What I think you've actually done there, Bates, rather than show how Rinne might be considered consistent, is highlight just how inconsistent goalies in the league are these days - which is exactly why most people come out against long-term, expensive contracts for goalies.
 
Busta Reims said:
What I think you've actually done there, Bates, rather than show how Rinne might be considered consistent, is highlight just how inconsistent goalies in the league are these days - which is exactly why most people come out against long-term, expensive contracts for goalies.

Top 25 goalie cap hits in the NHL:
http://www.capgeek.com/leaders.php?type=CAP_HIT&position=G&limit=25#

The following have widely questioned deals:
Brygalov
Huet
Luongo
DiPietro
Hiller
Niemi
Halak
Mason

Jose Theordore recently came off that list of questionable goalies with a high price tag.

Others on the list are going through some scrutiny.

And a bunch of those goalies were more consistent or established when they got their deals than Rinne.

Prelockout, Roy, Brodeur, Belfour, Hasek, Joseph, etc - guys during the prime of their career were close to sure money in the bank goalies.

For some reason, that seems to have changed some.
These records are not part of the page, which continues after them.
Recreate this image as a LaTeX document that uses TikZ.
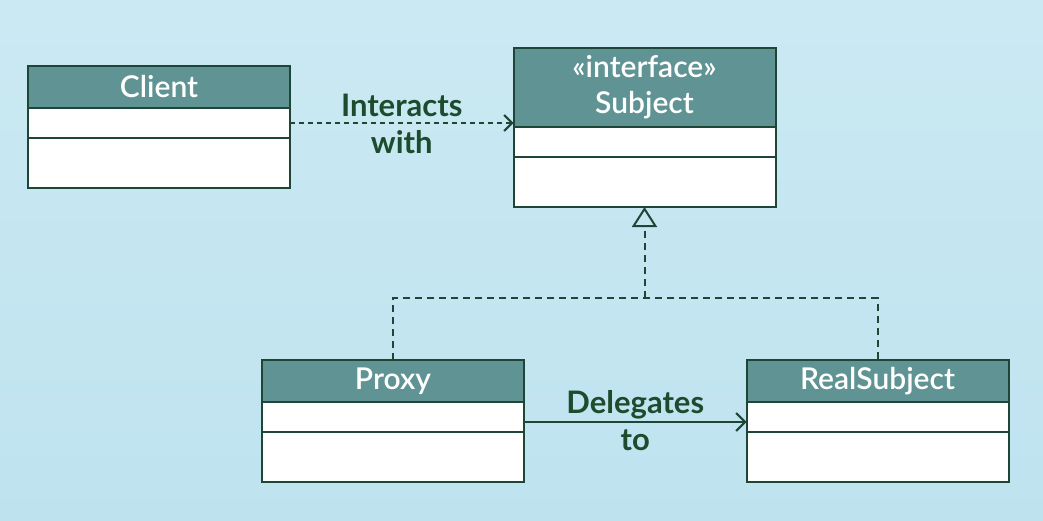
\documentclass[tikz,border=0pt]{standalone}
\usepackage{fontspec}
\setmainfont{Lato}
\newfontfamily\hdrfont{Lato Semibold}
\usetikzlibrary{arrows.meta}

\definecolor{bgblue}{RGB}{190,227,239}
\definecolor{bgtop}{RGB}{203,233,243}
\definecolor{teal}{RGB}{96,148,148}
\definecolor{edge}{RGB}{30,70,54}
\definecolor{labelgreen}{RGB}{29,75,46}

\tikzset{
  hdr/.style={draw=edge, line width=2pt, fill=teal, text=white, inner sep=0pt,
    outer sep=0pt, font=\hdrfont\fontsize{30}{36}\selectfont, align=center,
    minimum width=262pt, anchor=north},
  cmp/.style={draw=edge, line width=2pt, fill=white, inner sep=0pt,
    outer sep=0pt, minimum width=262pt, anchor=north},
  lbl/.style={text=labelgreen, font=\bfseries\fontsize{31}{37}\selectfont,
    align=center, inner sep=0pt},
  link/.style={draw=edge, line width=2pt},
  dashlink/.style={link, dash pattern=on 7pt off 5pt},
}

\begin{document}
\begin{tikzpicture}[x=1pt, y=-1pt]
  % background
  \shade[top color=bgtop, bottom color=bgblue] (0,0) rectangle (1043,520);
  \useasboundingbox (0,0) rectangle (1043,520);

  % Client
  \node[hdr, minimum height=42pt] (client-h) at (159,66) {Client};
  \node[cmp, minimum height=30pt] (client-a) at (client-h.south) {};
  \node[cmp, minimum height=50pt] (client-o) at (client-a.south) {};

  % Subject
  \node[hdr, minimum height=79pt] (subject-h) at (644.5,48) {«interface»\\Subject};
  \node[cmp, minimum height=30pt] (subject-a) at (subject-h.south) {};
  \node[cmp, minimum height=50pt] (subject-o) at (subject-a.south) {};

  % Proxy
  \node[hdr, minimum height=42pt] (proxy-h) at (393,360) {Proxy};
  \node[cmp, minimum height=30pt] (proxy-a) at (proxy-h.south) {};
  \node[cmp, minimum height=50pt] (proxy-o) at (proxy-a.south) {};

  % RealSubject
  \node[hdr, minimum height=42pt] (real-h) at (877.5,360) {RealSubject};
  \node[cmp, minimum height=30pt] (real-a) at (real-h.south) {};
  \node[cmp, minimum height=50pt] (real-o) at (real-a.south) {};

  % dependency: Client -> Subject
  \draw[dashlink, dash pattern=on 5pt off 4pt, -{Straight Barb[length=8pt, width=16pt, line width=2pt]}]
    (client-a.east) -- (client-a.east -| subject-h.west)
    node[lbl, midway, yshift=-1pt] {Interacts\\with};

  % realization: Proxy, RealSubject -> Subject
  \coordinate (join) at (subject-o.south |- 0,298);
  \draw[dashlink] (proxy-h.north) |- (join) -| (real-h.north);
  \draw[dashlink, -{Triangle[open, length=20pt, width=25pt, line width=2pt]}]
    (join) -- (subject-o.south);

  % association: Proxy -> RealSubject
  \draw[link, -{Straight Barb[length=9pt, width=18pt, line width=2pt]}]
    ([yshift=-5pt]proxy-a.east) -- ([yshift=-5pt]real-a.west)
    node[lbl, midway, yshift=1pt] {Delegates\\to};
\end{tikzpicture}
\end{document}
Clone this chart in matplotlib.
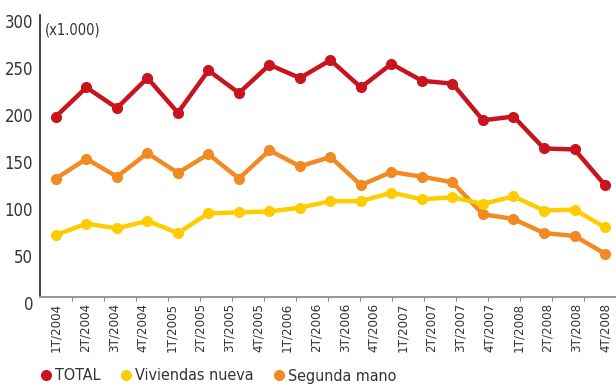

One season a guy is a God and the next, he's close to bum.

It used to seem that you either needed an incredible team with a pretty decent goalie (ie Wings & Osgood) or a close-to-great goalie to win a Cup. Now, all kinds of goalies can get hot for a season and parade with a Cup only to come back down to earth the next year.
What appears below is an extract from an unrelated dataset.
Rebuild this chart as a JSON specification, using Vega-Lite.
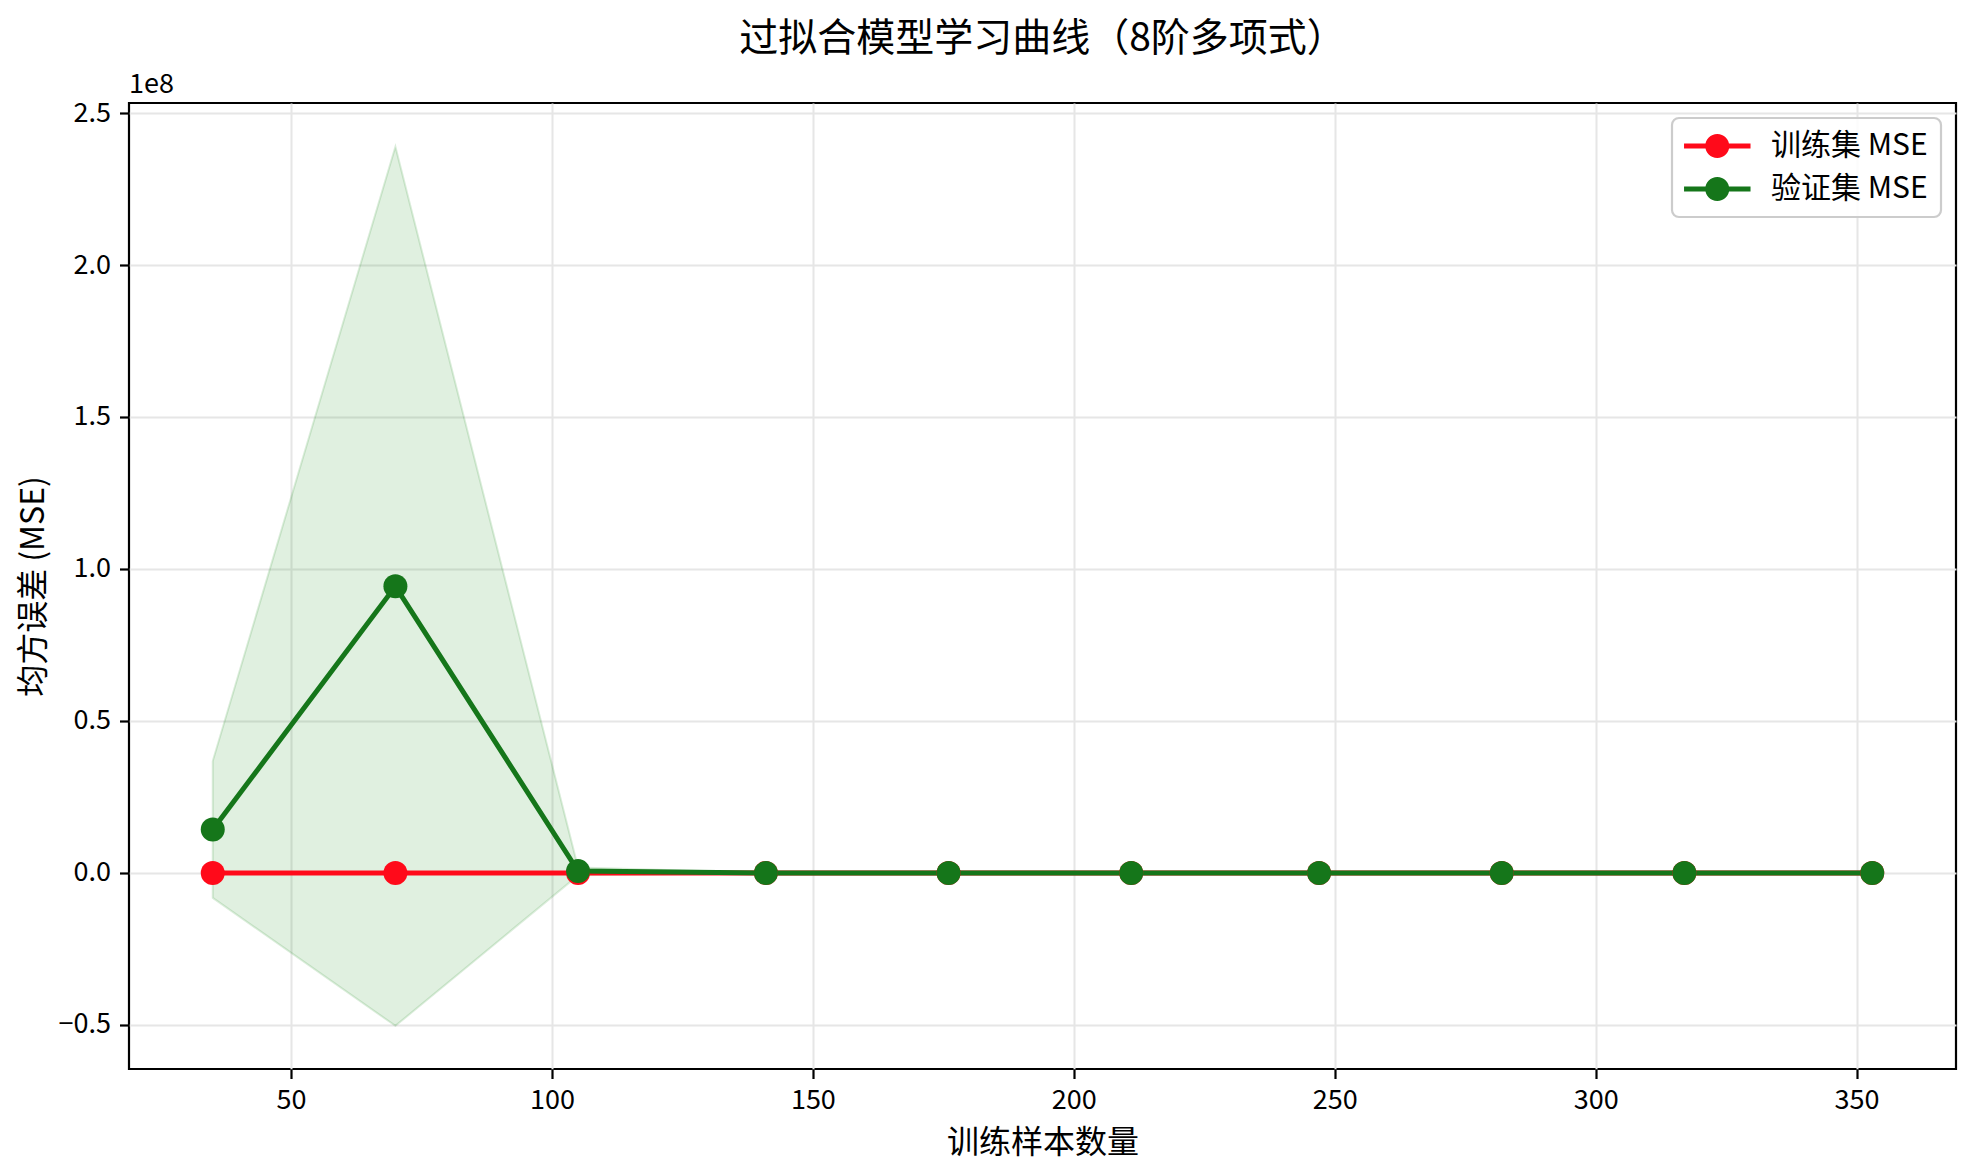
{
  "$schema": "https://vega.github.io/schema/vega-lite/v6.json",
  "width": 1827,
  "height": 966,
  "autosize": {"type": "none"},
  "padding": {"left": 129, "top": 103, "right": 22, "bottom": 107},
  "background": "white",
  "title": {
    "text": "过拟合模型学习曲线（8阶多项式）",
    "font": "Noto Sans CJK SC",
    "fontSize": 39,
    "fontWeight": "normal",
    "color": "black",
    "anchor": "middle",
    "frame": "group",
    "offset": 12
  },
  "config": {
    "view": {"stroke": "black", "strokeWidth": 2.2},
    "axis": {
      "domain": false,
      "labelFont": "Noto Sans CJK SC",
      "labelFontSize": 27,
      "labelColor": "black",
      "labelPadding": 9,
      "labelOverlap": false,
      "labelBound": false,
      "labelFlush": false,
      "tickColor": "black",
      "tickWidth": 2.2,
      "tickSize": 9.5,
      "gridColor": "#e6e6e6",
      "gridWidth": 2,
      "titleFont": "Noto Sans CJK SC",
      "titleFontSize": 32,
      "titleFontWeight": "normal",
      "titleColor": "black"
    },
    "legend": {
      "labelFont": "Noto Sans CJK SC",
      "labelFontSize": 30,
      "labelColor": "black"
    }
  },
  "datasets": {
    "curve": [
      {"n": 35, "series": "训练集 MSE", "mse": 1200},
      {"n": 70, "series": "训练集 MSE", "mse": 2100},
      {"n": 105, "series": "训练集 MSE", "mse": 2600},
      {"n": 141, "series": "训练集 MSE", "mse": 3000},
      {"n": 176, "series": "训练集 MSE", "mse": 3200},
      {"n": 211, "series": "训练集 MSE", "mse": 3300},
      {"n": 247, "series": "训练集 MSE", "mse": 3400},
      {"n": 282, "series": "训练集 MSE", "mse": 3450},
      {"n": 317, "series": "训练集 MSE", "mse": 3500},
      {"n": 353, "series": "训练集 MSE", "mse": 3550},
      {"n": 35, "series": "验证集 MSE", "mse": 14300000, "lo": -8200000, "hi": 36800000},
      {"n": 70, "series": "验证集 MSE", "mse": 94300000, "lo": -50300000, "hi": 238900000},
      {"n": 105, "series": "验证集 MSE", "mse": 600000, "lo": -800000, "hi": 1800000},
      {"n": 141, "series": "验证集 MSE", "mse": 9000, "lo": 2000, "hi": 16000},
      {"n": 176, "series": "验证集 MSE", "mse": 6000, "lo": 3000, "hi": 9000},
      {"n": 211, "series": "验证集 MSE", "mse": 5000, "lo": 3500, "hi": 6500},
      {"n": 247, "series": "验证集 MSE", "mse": 4700, "lo": 3800, "hi": 5600},
      {"n": 282, "series": "验证集 MSE", "mse": 4500, "lo": 3900, "hi": 5100},
      {"n": 317, "series": "验证集 MSE", "mse": 4400, "lo": 4000, "hi": 4800},
      {"n": 353, "series": "验证集 MSE", "mse": 4300, "lo": 4000, "hi": 4600}
    ]
  },
  "data": {"name": "curve"},
  "encoding": {
    "x": {
      "field": "n",
      "type": "quantitative",
      "scale": {"domain": [18.95, 369.05], "nice": false, "zero": false},
      "axis": {"title": "训练样本数量", "values": [50, 100, 150, 200, 250, 300, 350], "titlePadding": 14}
    }
  },
  "layer": [
    {
      "transform": [{"filter": "datum.series === '验证集 MSE'"}],
      "mark": {"type": "area", "fill": "#008000", "fillOpacity": 0.12, "stroke": "#008000", "strokeOpacity": 0.14, "strokeWidth": 2},
      "encoding": {
        "y": {
          "field": "lo",
          "type": "quantitative",
          "scale": {"domain": [-64500000, 253300000], "nice": false, "zero": false},
          "axis": {
            "title": "均方误差 (MSE)",
            "values": [-50000000, 0, 50000000, 100000000, 150000000, 200000000, 250000000],
            "labelExpr": "format(datum.value / 100000000, '.1f')",
            "titlePadding": 8
          }
        },
        "y2": {"field": "hi"}
      }
    },
    {
      "mark": {"type": "line", "strokeWidth": 5},
      "encoding": {
        "y": {"field": "mse", "type": "quantitative"},
        "color": {
          "field": "series",
          "type": "nominal",
          "scale": {"domain": ["训练集 MSE", "验证集 MSE"], "range": ["#ff0a1a", "#15761a"]},
          "legend": {
            "title": null,
            "orient": "top-right",
            "offset": 15,
            "symbolType": "M-1.33,-0.21H4.21V0.21H-1.33Z M2.44,0A1,1 0 1,1 0.44,0A1,1 0 1,1 2.44,0Z",
            "symbolSize": 576,
            "symbolStrokeWidth": 0,
            "symbolOpacity": 1,
            "labelOffset": 56,
            "padding": 13,
            "rowPadding": 13,
            "fillColor": "rgba(255,255,255,0.85)",
            "strokeColor": "#cccccc",
            "cornerRadius": 7,
            "encode": {"legend": {"update": {"strokeWidth": {"value": 2.2}}}}
          }
        }
      }
    },
    {
      "mark": {"type": "point", "filled": true, "opacity": 1, "size": 576},
      "encoding": {
        "y": {"field": "mse", "type": "quantitative"},
        "color": {"field": "series", "type": "nominal"}
      }
    },
    {
      "data": {"values": [{"label": "1e8", "x0": 18.95, "y0": 253300000}]},
      "mark": {"type": "text", "align": "left", "baseline": "alphabetic", "dy": -10, "font": "Noto Sans CJK SC", "fontSize": 27, "fill": "black", "clip": false},
      "encoding": {
        "x": {"field": "x0", "type": "quantitative"},
        "y": {"field": "y0", "type": "quantitative"},
        "text": {"field": "label", "type": "nominal"}
      }
    }
  ]
}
I wish I could pin down why that's happening more but I can't. I could list a bunch of possibilities but it's tough to be absolutely certain. As a GM, I'd be very wary of long term, high priced contracts with goalies - particularly those with shorter resumes like Rinne. It seems to be a higher risk than it ever was before. It seems to have shifted such that the 27 yr old UFA skaters are a more reliable deal (as opposed to the 31 yr old UFA skaters pre lockout who ran out of gas in the first couple of seasons due to age related/wear related decline).